The transitional case managers work with hospital case managers, patients, and patients’ families for three to five days before discharge. They are very involved with the discharge plan, she notes.
“If we think the family is able to provide care for the patient, then we keep the primary care provider aware through the whole continuum of care, from post-acute to home with home services,” Vanaskie says. “We also help patients get to their primary care provider appointment.”
The program staffs a care coordinator in the primary care office. When home health is about to close the case, there is a discussion with the care coordinator, who helps make an appointment for the patient to meet with the primary provider.
“Then, we monitor the patient with a phone call follow-up or visit the patient, usually about 45 days after discharge,” Vanaskie says.
Since the program is financially responsible for the patient’s care for 90 days, the care coordinator’s role is important for staying on top of how that patient is doing, she adds. The transitional case management team also follows patients into the skilled nursing facility or acute rehabilitation care settings. They check up on the patients either virtually or in person, when it is safe. They attend all the patient care conferences.
“We only send patients to our preferred provider skilled nursing facilities,” Vanaskie says. “It’s key that you trust the performance of the next site of care. If they are a poor performer and have a lot of readmissions, it will impact the BCPI performance. We send patients to post-acute settings we know have high quality and lower readmissions.”
If a post-acute care provider’s performance is subpar, they are put on an action plan. Their next quarter’s data are assessed for signs of improvement.

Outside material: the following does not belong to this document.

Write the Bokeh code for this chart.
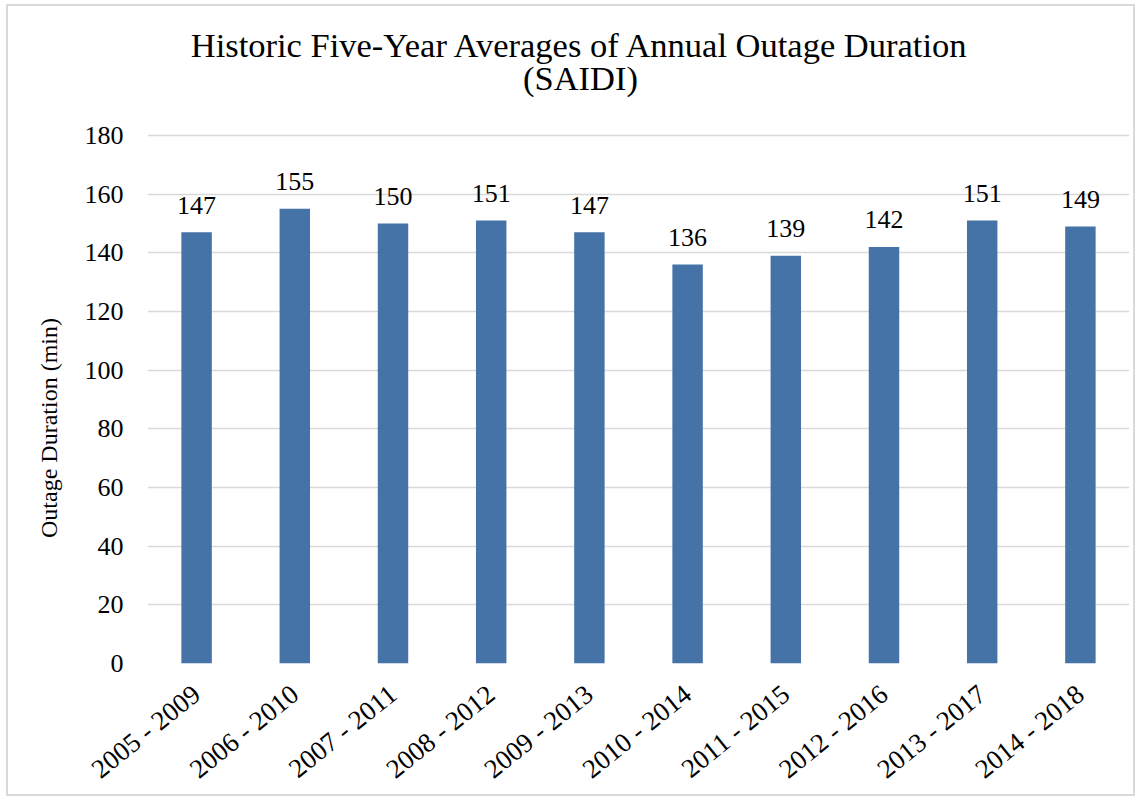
from bokeh.plotting import figure
from bokeh.models import ColumnDataSource, Range1d, FactorRange, Label, FixedTicker
from bokeh.embed import file_html
from bokeh.resources import INLINE
from bokeh.core.properties import value

periods = ["2005 - 2009", "2006 - 2010", "2007 - 2011", "2008 - 2012", "2009 - 2013",
           "2010 - 2014", "2011 - 2015", "2012 - 2016", "2013 - 2017", "2014 - 2018"]
saidi = [147, 155, 150, 151, 147, 136, 139, 142, 151, 149]
y_ticks = [0, 20, 40, 60, 80, 100, 120, 140, 160, 180]
title_lines = ["Historic Five-Year Averages of Annual Outage Duration", "(SAIDI)"]
y_label = "Outage Duration (min)"

FONT = "Liberation Serif"
W, H = 1129, 792   # border-box: canvas is 1125 x 788
MB_BOTTOM = 131
FRAME_H = (H - 4) - MB_BOTTOM          # frame spans from the canvas top
Y_MAX = 180 * FRAME_H / 528.0          # 180 sits 528 px above the baseline; room above holds the title

src = ColumnDataSource(dict(x=periods, y=saidi, t=[str(v) for v in saidi]))

p = figure(x_range=FactorRange(*periods, range_padding=0), y_range=Range1d(0, Y_MAX),
           width=W, height=H, output_backend="svg", toolbar_location=None,
           min_border_left=139, min_border_right=8, min_border_top=0, min_border_bottom=MB_BOTTOM)
p.styles = {"border": "2px solid #d9d9d9", "margin-left": "6px", "margin-top": "4px"}
p.outline_line_color = None
p.background_fill_color = "white"
p.title.text = ""

p.vbar(x="x", top="y", width=0.31, source=src, fill_color="#4572A7", line_color=None)
p.text(x="x", y="y", text="t", source=src, text_align="center", text_baseline="alphabetic",
       y_offset=-27, text_font=value(FONT), text_font_size="26px", text_color="black")

p.xgrid.grid_line_color = None
p.ygrid.grid_line_color = "#d9d9d9"
p.ygrid.grid_line_width = 1.5
p.yaxis.ticker = FixedTicker(ticks=y_ticks)

for ax in (p.xaxis, p.yaxis):
    ax.axis_line_color = None
    ax.major_tick_line_color = None
    ax.minor_tick_line_color = None
    ax.major_tick_out = 0
    ax.major_tick_in = 0
    ax.major_label_text_font = FONT
    ax.major_label_text_color = "black"

p.yaxis.major_label_text_font_size = "26px"
p.yaxis.major_label_standoff = 24
# trailing no-break spaces move the visible label down to the centre of the 0-180 span
p.yaxis.axis_label = y_label + "\u00a0" * 31
p.yaxis.axis_label_text_font = FONT
p.yaxis.axis_label_text_font_size = "24px"
p.yaxis.axis_label_text_font_style = "normal"
p.yaxis.axis_label_text_color = "black"
p.yaxis.axis_label_standoff = 20

p.xaxis.major_label_text_font_size = "27px"
p.xaxis.major_label_orientation = 0.68
p.xaxis.major_label_standoff = 27

# title lines inside the (extended) frame; screen units are frame-relative
FL, FB = 147, 663
for txt, base in zip(title_lines, [44, 77]):
    p.add_layout(Label(x=580 - FL, y=FB - base, x_units="screen", y_units="screen", text=txt,
                       text_align="center", text_baseline="alphabetic", text_font=FONT,
                       text_font_size="34.5px", text_color="black"))

open("out.html", "w").write(file_html(p, INLINE))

“We have 26 preferred provider skilled nursing facilities, so we do have quite a few choices. We placed them strategically around all six of our hospitals,” Vanaskie says. “When we meet with patients, we explain that we monitor the skilled nursing facility’s quality, and so we feel confident in sending them to these post-acute providers.”
In some cases, patients who have been discharged home cannot visit their primary care provider’s office. The program employs a nurse practitioner and paramedic who can visit as part of post-acute mobile care, she notes.
“They have equipment and can do labs, breathing treatments, IVs, and medicine — like a mobile urgent care,” Vanaskie explains. “What we don’t want is for people to go back to the hospital unnecessarily, and a lot of patients don’t want to go to the hospital. It’s the last place they want to go, and Medicare pays for mobile care — like a home treatment.”